## Task instructions
Copy the records below exactly, starting at the line that contains "Clone this chart in Plotly." and ending at the line that contains "89.78, 89.19, 89.19]"; leave out any pictures.

## The records
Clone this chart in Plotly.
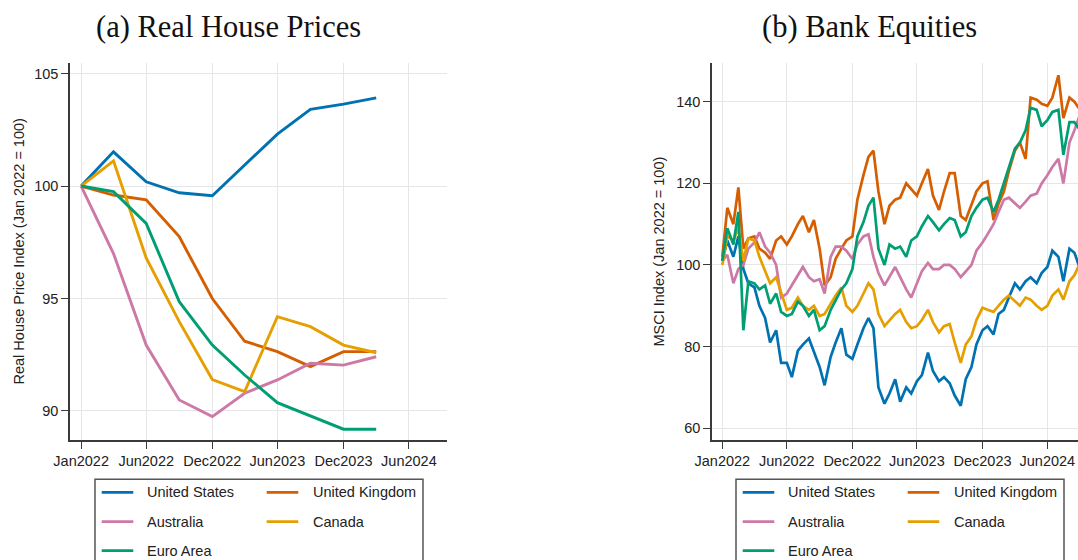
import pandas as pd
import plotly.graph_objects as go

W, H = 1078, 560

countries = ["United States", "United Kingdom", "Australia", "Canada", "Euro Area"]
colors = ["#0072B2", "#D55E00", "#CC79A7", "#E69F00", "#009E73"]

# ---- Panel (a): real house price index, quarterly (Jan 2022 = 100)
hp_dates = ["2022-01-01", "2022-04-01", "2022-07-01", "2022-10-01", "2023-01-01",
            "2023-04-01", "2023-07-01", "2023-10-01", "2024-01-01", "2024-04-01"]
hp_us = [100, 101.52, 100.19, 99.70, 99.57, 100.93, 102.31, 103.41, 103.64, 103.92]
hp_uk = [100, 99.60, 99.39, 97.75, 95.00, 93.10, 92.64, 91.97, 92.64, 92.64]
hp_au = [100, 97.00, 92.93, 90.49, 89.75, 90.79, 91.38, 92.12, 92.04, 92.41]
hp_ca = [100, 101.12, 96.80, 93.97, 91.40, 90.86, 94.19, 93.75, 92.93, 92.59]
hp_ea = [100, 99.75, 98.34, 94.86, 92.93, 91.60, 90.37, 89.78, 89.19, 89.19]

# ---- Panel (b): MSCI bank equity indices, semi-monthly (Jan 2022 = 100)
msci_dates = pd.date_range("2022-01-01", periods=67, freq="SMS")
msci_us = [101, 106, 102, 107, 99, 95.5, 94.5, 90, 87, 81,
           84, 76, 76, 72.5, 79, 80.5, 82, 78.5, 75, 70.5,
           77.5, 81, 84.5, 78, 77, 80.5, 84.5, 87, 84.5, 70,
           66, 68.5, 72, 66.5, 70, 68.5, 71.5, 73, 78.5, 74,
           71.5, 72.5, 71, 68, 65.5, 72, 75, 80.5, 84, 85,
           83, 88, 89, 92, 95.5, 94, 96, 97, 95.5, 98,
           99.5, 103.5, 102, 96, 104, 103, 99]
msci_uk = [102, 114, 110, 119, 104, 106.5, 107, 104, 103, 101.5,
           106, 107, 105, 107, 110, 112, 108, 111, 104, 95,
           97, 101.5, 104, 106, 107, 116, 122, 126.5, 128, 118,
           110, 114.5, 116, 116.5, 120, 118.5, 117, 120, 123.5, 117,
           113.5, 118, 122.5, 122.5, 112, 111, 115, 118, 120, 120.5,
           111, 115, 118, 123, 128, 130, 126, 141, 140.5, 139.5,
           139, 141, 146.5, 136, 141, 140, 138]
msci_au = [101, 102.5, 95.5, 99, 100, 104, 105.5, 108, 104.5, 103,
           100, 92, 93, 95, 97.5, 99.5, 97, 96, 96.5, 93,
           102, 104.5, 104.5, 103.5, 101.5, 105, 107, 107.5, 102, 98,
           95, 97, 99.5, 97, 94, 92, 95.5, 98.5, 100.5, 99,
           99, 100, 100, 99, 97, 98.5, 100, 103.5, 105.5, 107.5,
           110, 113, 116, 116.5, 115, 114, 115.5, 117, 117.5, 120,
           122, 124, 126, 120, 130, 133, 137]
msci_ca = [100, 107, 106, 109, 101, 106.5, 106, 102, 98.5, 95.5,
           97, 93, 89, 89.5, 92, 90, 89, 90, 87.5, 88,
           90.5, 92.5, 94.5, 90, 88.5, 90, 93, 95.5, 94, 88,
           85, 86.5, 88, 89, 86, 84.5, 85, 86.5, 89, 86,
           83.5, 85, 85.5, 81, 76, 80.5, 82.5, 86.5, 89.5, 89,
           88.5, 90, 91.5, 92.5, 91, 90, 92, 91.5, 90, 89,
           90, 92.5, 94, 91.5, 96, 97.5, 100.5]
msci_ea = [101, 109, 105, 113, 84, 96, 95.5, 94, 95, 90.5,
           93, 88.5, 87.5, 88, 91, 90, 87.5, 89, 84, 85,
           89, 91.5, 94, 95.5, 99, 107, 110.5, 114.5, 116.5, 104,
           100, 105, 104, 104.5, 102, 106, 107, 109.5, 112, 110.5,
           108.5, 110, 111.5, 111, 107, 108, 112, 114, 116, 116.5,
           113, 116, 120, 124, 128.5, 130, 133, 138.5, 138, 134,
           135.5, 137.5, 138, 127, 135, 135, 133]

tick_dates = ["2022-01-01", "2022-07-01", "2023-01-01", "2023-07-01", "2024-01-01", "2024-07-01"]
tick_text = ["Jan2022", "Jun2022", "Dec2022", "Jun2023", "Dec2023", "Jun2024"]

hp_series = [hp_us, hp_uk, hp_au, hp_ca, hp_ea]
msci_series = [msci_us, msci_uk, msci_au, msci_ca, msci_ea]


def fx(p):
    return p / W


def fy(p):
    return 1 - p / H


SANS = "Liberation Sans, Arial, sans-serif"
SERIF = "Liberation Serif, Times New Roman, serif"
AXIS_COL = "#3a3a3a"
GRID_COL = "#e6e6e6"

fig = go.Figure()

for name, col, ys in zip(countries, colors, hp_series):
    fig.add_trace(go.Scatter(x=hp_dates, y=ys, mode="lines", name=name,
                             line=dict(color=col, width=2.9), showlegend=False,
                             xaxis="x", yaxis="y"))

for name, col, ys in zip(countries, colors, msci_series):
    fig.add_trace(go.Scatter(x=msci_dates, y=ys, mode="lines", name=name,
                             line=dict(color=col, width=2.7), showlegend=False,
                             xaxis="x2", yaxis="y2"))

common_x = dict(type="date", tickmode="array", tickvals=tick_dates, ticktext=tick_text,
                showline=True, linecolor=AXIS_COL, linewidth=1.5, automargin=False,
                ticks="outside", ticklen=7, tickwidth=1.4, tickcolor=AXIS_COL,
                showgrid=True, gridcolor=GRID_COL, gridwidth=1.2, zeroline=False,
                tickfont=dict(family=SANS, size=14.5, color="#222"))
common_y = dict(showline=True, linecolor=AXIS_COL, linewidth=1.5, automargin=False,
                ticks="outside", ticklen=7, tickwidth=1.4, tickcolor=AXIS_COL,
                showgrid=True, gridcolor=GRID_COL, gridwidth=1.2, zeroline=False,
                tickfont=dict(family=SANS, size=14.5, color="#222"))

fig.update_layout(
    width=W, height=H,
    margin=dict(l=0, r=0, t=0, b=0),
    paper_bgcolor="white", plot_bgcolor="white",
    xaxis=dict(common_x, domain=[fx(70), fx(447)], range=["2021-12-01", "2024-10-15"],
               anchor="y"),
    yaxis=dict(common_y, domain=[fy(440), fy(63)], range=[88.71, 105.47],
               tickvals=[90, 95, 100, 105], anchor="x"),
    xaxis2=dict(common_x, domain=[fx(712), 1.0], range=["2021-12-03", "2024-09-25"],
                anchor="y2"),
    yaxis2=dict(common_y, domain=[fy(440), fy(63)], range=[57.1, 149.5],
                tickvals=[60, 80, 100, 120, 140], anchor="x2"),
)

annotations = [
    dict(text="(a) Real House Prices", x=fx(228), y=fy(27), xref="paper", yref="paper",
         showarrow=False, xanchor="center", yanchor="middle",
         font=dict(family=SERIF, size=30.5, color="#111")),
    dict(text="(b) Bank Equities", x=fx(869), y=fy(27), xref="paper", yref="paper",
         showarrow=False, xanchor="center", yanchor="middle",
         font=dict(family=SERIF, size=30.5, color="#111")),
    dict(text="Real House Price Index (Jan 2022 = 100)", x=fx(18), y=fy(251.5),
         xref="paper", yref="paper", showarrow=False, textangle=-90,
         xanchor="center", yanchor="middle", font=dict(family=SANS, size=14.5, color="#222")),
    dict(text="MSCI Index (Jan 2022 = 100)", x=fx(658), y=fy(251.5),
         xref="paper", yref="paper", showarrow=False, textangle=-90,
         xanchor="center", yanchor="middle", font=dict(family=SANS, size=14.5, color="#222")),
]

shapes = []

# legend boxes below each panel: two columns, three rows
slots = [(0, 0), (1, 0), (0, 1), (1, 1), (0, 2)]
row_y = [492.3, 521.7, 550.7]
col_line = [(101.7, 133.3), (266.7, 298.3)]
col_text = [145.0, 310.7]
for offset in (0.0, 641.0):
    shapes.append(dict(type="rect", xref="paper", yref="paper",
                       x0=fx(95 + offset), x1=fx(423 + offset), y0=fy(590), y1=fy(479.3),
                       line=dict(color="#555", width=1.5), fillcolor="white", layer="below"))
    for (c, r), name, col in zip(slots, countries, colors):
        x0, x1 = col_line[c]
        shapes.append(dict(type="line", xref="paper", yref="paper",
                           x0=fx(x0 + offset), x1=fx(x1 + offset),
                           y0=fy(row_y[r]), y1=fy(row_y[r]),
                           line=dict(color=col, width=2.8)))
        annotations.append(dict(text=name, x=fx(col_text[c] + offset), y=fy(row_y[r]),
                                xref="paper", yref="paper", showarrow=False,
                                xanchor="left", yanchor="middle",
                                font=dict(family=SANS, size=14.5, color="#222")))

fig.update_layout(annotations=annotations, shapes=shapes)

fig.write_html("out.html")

--

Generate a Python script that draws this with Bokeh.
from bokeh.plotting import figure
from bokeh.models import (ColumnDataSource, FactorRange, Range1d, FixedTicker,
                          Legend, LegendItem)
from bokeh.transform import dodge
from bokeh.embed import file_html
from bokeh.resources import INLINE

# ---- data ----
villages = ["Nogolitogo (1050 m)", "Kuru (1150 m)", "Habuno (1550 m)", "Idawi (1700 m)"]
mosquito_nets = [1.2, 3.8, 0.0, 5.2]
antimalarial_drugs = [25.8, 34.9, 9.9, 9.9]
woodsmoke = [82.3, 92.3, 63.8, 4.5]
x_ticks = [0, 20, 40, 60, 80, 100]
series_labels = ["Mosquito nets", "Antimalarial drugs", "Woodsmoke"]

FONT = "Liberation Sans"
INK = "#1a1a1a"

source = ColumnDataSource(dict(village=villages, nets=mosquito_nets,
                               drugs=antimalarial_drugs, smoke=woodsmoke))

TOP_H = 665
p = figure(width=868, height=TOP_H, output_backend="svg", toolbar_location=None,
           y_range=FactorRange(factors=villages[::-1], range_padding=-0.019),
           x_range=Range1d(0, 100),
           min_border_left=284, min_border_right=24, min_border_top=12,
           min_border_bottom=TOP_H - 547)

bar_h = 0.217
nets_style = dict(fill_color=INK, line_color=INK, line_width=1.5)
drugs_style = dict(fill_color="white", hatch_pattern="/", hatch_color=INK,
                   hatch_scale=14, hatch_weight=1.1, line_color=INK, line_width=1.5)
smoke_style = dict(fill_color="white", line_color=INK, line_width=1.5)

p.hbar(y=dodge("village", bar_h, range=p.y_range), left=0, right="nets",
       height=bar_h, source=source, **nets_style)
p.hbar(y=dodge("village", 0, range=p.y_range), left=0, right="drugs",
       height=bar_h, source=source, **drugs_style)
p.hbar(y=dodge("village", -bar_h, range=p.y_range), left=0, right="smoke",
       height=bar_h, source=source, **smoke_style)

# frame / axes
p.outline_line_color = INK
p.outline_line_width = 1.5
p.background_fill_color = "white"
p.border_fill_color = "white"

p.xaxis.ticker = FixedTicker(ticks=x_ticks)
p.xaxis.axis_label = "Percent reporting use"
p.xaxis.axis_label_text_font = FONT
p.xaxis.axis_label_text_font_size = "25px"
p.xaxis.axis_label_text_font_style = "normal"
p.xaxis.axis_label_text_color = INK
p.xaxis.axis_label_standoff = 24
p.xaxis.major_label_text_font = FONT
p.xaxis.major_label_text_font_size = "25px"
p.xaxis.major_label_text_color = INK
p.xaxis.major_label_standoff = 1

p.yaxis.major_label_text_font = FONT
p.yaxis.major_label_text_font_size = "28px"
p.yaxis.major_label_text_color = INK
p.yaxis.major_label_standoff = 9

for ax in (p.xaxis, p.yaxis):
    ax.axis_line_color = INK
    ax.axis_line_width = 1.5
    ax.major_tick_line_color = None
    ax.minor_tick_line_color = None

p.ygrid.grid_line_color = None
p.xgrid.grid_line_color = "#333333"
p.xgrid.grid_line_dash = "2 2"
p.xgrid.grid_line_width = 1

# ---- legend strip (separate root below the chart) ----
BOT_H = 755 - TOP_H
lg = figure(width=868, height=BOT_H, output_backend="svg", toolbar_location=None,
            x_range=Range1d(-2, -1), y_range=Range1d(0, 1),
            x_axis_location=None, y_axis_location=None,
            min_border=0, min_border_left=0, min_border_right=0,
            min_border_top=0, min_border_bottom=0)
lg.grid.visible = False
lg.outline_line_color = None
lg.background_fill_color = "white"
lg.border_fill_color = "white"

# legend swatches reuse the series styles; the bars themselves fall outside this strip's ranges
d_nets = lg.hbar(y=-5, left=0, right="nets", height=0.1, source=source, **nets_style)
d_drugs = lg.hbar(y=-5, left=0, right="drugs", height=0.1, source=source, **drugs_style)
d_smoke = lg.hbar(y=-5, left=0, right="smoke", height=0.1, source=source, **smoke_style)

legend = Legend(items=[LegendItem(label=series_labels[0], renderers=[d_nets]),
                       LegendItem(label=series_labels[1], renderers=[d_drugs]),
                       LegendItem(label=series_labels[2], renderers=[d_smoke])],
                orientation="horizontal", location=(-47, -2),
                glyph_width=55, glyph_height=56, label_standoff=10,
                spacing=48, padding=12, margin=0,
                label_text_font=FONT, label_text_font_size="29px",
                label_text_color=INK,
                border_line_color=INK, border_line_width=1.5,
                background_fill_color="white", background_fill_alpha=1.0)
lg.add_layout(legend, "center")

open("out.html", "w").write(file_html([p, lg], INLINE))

## Written reply
Clone this chart in Plotly.
import pandas as pd
import plotly.graph_objects as go

W, H = 1078, 560

countries = ["United States", "United Kingdom", "Australia", "Canada", "Euro Area"]
colors = ["#0072B2", "#D55E00", "#CC79A7", "#E69F00", "#009E73"]

# ---- Panel (a): real house price index, quarterly (Jan 2022 = 100)
hp_dates = ["2022-01-01", "2022-04-01", "2022-07-01", "2022-10-01", "2023-01-01",
            "2023-04-01", "2023-07-01", "2023-10-01", "2024-01-01", "2024-04-01"]
hp_us = [100, 101.52, 100.19, 99.70, 99.57, 100.93, 102.31, 103.41, 103.64, 103.92]
hp_uk = [100, 99.60, 99.39, 97.75, 95.00, 93.10, 92.64, 91.97, 92.64, 92.64]
hp_au = [100, 97.00, 92.93, 90.49, 89.75, 90.79, 91.38, 92.12, 92.04, 92.41]
hp_ca = [100, 101.12, 96.80, 93.97, 91.40, 90.86, 94.19, 93.75, 92.93, 92.59]
hp_ea = [100, 99.75, 98.34, 94.86, 92.93, 91.60, 90.37, 89.78, 89.19, 89.19]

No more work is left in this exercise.